Campbell claims. “However, physical abuse, inadequate health care and a lack of
adequate programming too often amounts to gross abuse of state-sanctioned power
and authority.”
Outsourcing
is, however, not merely employed as a strategy to help the perpetrator abdicate
responsibility for the violations it authorizes. It also assists the aggressor
in maintaining a respectable aura in the public’s eye. It isn’t the United
States that tortures Al-Qaeda suspects, Egypt does; it isn’t the transnational corporation
that neglects the health of its employees, but rather its subsidiary in
Thailand.
The
state and transnational corporations use subcontractors in order to conceal
pernicious practices, because the success of those in power, as Michel Foucault
convincingly argued, “is in proportion to its ability to hide its own
mechanisms.” Thus, outsourcing should be considered a technique employed by
power in order to conceal its own mechanisms.

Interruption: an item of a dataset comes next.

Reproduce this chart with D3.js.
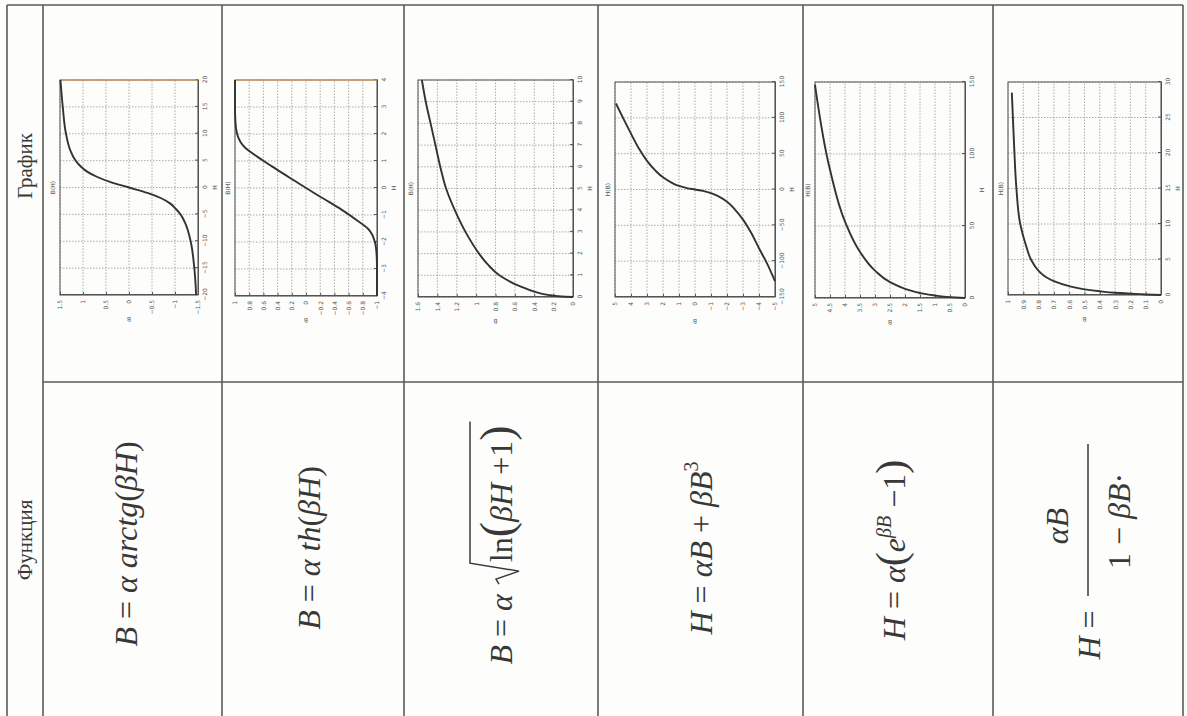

It is motivated by governments
and corporations’ unwavering efforts to remain in control.
Because
power is tolerable only insofar as it manages to mask part of itself, it
presents hierarchical, exploitative, and oppressive relationships as if they
are normal or natural; that is, beyond politics. Put differently, states and
corporations employ a range of strategies and techniques in order to display
social relationships that are upheld by power as if they were devoid of it or
in some way deterministic. Accordingly, the outsourcing technique itself is
frequently presented as necessary, as is evident in many economic discourses
that argue that corporations must cut production costs if they are to survive;
outsourcing therefore becomes inevitable. Along the same lines, cuts in
government expenditure on health and education, as well as outsourcing work
through personnel agencies and privatizing public services and companies, are
presented as necessary and beyond politics. The idea that the outsourcing
technique is necessarily driven by the configuration of the global economy is
also an assertion of power.
The
practice of outsourcing violations engenders new challenges for the human
rights community. If the party carrying out the act isn’t the only culpable
entity, then the process of identifying those responsible becomes much more
complicated. Moreover, identifying the agent employing the subcontractor is
only the first step in a long and arduous struggle against violations, since it
often remains extremely difficult to prosecute or effectively employ the
shaming technique. Consequently, human rights organizations need to develop new
strategies and promote the introduction of clear directives within
international law that take into account this phenomenon and can aid in holding
governments, corporations, and other international financial institutions
accountable. Some international agreements and treaties already have been
providing a legal framework from which to begin addressing these violations.
The
Maastricht Guidelines on Violations of Economic, Social, and Cultural Rights is
one example, declaring, for instance, that: states are responsible to ensure
that private entities or individuals, including transnational corporations over
which they exercise jurisdiction, do not deprive individuals of their economic,
social and cultural rights. States are responsible for violations of economic,
social and cultural rights that result from their failure to exercise due
diligence in controlling the behavior of such non-state actors (article 8).
Confronting
the outsourcing of social and economic violations requires a major reassessment
of how human rights organizations should be constituted. Rights organizations
need to begin presenting an alternative to the neo-liberal discourse
disseminated by governments, corporations, and the mass media. The current
hegemonic discourse ignores the existence of economic and social rights and
assumes that businesses must be given maximum leeway to operate. In order to
accomplish this, rights groups must also rethink the make-up of their
organizations and begin hiring social economists who can work with their legal
advisors. The underlying assumption informing this suggestion is that the
objective of human rights organizations isn’t only to struggle against specific
violations, but also to create a space and a discourse that empowers oppressed
populations and enables them to struggle for their basic rights. Thus, the very
introduction of alternative discourses and terms will assist in the struggle
against human rights violations in the broadest sense.